4. Place chicken into pan and let cook until ready (flip once).
5. Save oil as dipping sauce for bread (“la scarpetta”)

(here are few famous men from Italy. They probably ate chicken, prosciutto and sage too)

WWOOF ITALIA

Posted in Italia, Travel on June 12, 2008 by tal36

On Sunday (June 8th) I took the train from Firenze to Pontassieve where I am working on an organic farm for two weeks.  I arranged this portion of the summer through an international organization called WWOOF (willing workings on organic farms).  If you are not familiar, the idea behind WWOOF is that travelers (or “agritourists”) exchange labor for food and shelter.  In my estimation it is one of the easiest and cheapest methods of cultural immersion available to students.  I highly recommend checking our WWOOF Italia or any of the other national organizations throughout the world.

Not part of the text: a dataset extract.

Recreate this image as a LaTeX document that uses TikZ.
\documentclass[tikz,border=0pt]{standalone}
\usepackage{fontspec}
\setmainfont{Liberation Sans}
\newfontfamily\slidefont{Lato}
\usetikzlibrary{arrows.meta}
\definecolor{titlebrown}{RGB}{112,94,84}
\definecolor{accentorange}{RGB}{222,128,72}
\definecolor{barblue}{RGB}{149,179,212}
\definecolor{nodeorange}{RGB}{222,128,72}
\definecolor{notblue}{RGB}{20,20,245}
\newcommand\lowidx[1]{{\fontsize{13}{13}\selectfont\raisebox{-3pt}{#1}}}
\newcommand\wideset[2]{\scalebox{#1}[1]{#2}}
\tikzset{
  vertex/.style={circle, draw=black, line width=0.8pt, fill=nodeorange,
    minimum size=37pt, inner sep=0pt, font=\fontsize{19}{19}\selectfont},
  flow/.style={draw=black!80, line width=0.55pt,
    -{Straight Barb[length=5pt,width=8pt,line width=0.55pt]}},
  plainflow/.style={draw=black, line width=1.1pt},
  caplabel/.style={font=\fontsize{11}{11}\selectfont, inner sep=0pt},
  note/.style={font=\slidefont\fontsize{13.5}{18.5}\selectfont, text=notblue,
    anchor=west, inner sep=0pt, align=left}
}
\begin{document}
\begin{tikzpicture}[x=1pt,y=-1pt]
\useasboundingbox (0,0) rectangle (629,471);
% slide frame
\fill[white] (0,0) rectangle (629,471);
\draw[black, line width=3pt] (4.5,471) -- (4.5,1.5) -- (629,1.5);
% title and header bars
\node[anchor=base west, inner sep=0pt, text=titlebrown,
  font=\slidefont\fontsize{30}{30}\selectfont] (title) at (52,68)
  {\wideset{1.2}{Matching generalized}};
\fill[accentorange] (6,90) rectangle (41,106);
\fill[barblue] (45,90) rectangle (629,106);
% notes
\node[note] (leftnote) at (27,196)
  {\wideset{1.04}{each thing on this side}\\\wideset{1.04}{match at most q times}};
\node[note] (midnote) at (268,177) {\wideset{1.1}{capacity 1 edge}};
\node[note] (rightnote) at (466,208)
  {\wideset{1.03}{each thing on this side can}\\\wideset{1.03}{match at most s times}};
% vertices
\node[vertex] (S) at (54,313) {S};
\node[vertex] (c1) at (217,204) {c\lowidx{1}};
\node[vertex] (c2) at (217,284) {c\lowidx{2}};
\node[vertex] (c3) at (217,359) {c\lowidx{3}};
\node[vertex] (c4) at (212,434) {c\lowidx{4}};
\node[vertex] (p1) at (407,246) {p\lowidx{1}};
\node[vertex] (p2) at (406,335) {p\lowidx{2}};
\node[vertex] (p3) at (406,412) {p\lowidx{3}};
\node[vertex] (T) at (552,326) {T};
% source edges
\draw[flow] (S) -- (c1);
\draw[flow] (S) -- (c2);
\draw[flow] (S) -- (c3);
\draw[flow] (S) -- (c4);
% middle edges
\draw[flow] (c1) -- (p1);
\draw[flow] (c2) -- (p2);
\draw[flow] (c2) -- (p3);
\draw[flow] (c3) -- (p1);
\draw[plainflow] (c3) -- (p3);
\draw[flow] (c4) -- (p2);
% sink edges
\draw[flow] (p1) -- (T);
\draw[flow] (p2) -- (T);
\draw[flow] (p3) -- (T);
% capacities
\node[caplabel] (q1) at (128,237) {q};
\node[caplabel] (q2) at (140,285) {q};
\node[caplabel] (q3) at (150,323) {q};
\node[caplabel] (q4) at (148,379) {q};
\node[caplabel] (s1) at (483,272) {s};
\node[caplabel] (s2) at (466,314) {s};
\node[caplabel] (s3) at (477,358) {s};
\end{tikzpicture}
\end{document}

I am currently working at Cerreto Libi, a family farm that produces organic wines and olive oil.  I arrived just in time to begin tying grape vines in the vineyard.  At this stage, the young plants are growing in all directions and sometimes break under their own weight.  Our job is to guide the branches in the right direction so that they can reach the highest wire (the agricultural equivalent to parenting).

Vines

After two days on the job, everything is going well and I am beginning to perfect my knot tying technique.  (I will write more about the vineyard in another entry).  When I am not in “la vigna,” I am either eating with the family or reading my Italian Maxim magazine (yeah, it’s pretty sweet)

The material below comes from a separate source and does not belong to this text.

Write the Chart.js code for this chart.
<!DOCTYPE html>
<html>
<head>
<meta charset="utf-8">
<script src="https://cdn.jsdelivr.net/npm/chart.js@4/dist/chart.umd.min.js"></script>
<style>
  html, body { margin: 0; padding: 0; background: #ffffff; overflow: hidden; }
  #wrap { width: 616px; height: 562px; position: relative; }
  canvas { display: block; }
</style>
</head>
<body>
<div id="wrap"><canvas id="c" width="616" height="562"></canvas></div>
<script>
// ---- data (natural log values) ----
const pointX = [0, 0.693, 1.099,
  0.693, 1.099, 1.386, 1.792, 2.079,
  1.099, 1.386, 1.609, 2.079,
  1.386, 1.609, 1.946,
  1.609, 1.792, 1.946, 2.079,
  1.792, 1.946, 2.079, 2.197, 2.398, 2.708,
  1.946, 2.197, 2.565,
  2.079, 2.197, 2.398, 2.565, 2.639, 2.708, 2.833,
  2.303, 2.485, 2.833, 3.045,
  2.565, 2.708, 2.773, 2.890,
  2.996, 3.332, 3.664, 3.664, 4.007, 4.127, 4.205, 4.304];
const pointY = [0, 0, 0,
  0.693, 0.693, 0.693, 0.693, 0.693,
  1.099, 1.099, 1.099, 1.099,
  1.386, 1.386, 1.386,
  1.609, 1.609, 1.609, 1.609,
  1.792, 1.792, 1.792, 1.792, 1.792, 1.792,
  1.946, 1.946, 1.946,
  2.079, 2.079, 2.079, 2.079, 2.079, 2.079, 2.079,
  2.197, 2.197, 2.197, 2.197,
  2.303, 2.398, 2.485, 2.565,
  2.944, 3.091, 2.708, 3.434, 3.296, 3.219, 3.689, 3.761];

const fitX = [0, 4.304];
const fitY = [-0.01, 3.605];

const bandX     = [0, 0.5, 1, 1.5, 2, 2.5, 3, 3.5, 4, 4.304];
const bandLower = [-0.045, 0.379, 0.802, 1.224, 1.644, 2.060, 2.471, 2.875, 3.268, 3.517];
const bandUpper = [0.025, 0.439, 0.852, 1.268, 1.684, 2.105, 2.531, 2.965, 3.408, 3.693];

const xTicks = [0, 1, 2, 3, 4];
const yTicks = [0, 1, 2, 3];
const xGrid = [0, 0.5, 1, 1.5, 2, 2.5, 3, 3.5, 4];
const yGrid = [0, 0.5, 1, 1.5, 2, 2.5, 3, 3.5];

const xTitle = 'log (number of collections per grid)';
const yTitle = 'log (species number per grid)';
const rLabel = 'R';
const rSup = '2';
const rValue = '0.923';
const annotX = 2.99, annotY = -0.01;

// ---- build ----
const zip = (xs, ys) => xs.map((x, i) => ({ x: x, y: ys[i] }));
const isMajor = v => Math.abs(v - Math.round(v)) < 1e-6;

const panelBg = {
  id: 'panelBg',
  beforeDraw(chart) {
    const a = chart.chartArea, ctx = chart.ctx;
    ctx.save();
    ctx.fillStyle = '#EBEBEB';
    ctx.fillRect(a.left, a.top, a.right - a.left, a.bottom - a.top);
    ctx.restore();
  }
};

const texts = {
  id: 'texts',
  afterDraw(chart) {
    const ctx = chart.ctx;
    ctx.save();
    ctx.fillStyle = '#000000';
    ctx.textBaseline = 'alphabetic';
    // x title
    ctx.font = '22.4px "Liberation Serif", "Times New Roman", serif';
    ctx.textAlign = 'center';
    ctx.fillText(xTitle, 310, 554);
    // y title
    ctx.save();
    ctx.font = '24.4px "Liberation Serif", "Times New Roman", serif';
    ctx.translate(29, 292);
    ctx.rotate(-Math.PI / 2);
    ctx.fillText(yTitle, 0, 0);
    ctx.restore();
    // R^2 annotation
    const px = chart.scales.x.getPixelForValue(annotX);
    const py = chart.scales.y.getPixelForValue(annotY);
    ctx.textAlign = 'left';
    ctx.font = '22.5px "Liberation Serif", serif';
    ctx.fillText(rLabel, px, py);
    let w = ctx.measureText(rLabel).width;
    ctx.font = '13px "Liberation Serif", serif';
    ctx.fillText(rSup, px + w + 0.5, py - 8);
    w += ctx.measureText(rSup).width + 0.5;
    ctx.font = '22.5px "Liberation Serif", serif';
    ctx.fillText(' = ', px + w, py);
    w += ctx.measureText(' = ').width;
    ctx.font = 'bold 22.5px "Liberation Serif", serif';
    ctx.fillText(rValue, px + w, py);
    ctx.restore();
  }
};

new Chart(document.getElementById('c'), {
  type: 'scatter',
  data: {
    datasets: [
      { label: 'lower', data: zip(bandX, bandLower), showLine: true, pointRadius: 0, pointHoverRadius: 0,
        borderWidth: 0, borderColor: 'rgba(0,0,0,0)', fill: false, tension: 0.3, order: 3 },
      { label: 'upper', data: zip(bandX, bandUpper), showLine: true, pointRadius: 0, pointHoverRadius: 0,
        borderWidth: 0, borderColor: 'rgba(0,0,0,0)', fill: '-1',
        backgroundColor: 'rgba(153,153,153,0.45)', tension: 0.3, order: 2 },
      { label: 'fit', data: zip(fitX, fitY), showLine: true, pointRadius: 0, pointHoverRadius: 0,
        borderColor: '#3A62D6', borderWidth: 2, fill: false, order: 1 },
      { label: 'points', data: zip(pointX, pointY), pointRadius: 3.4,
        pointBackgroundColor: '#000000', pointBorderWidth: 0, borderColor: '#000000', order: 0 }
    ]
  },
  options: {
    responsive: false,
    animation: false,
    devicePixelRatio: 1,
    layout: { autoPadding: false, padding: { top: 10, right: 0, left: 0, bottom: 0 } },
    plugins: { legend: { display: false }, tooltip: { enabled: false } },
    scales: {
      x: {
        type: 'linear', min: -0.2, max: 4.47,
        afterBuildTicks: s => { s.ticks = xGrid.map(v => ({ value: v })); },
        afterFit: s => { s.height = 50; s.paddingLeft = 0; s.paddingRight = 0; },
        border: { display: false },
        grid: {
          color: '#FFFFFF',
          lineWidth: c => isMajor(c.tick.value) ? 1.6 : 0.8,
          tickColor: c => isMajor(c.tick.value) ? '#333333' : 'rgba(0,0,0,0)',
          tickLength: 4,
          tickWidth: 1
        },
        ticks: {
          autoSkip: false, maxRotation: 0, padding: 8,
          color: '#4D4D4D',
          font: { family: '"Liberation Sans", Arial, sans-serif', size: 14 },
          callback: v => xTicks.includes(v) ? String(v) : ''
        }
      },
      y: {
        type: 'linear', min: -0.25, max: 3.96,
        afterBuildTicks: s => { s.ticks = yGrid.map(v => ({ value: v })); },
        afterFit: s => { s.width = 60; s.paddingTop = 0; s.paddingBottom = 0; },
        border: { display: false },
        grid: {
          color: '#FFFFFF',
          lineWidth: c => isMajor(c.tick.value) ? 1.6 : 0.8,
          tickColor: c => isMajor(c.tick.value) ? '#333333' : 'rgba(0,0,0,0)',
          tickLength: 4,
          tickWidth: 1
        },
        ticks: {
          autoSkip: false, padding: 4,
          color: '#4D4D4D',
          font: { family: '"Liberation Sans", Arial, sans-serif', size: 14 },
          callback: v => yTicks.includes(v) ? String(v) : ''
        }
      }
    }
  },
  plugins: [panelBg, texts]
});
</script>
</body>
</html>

Eating is not only a necessity here, it is a way of life.  Each day we have a large lunch and dinner that can last for two hours.  The vegetables, olive oil and wine are all produced at Cerreto Libri—and the meals have been delicious. (My friend here is actually in the process of writing a cookbook so I might begin posting a few of my favorites to this site).

vino

Wine is consumed throughout each meal with a very strong shot of Espresso to follow.  I suppose I have a very low tolerance to both alcohol and caffeine right now, so the combination has been especially potent.  Suffice it to say that vine-tying is an entirely different experience when we return to work each afternoon.

That’s all the internet time I get today… much more to come!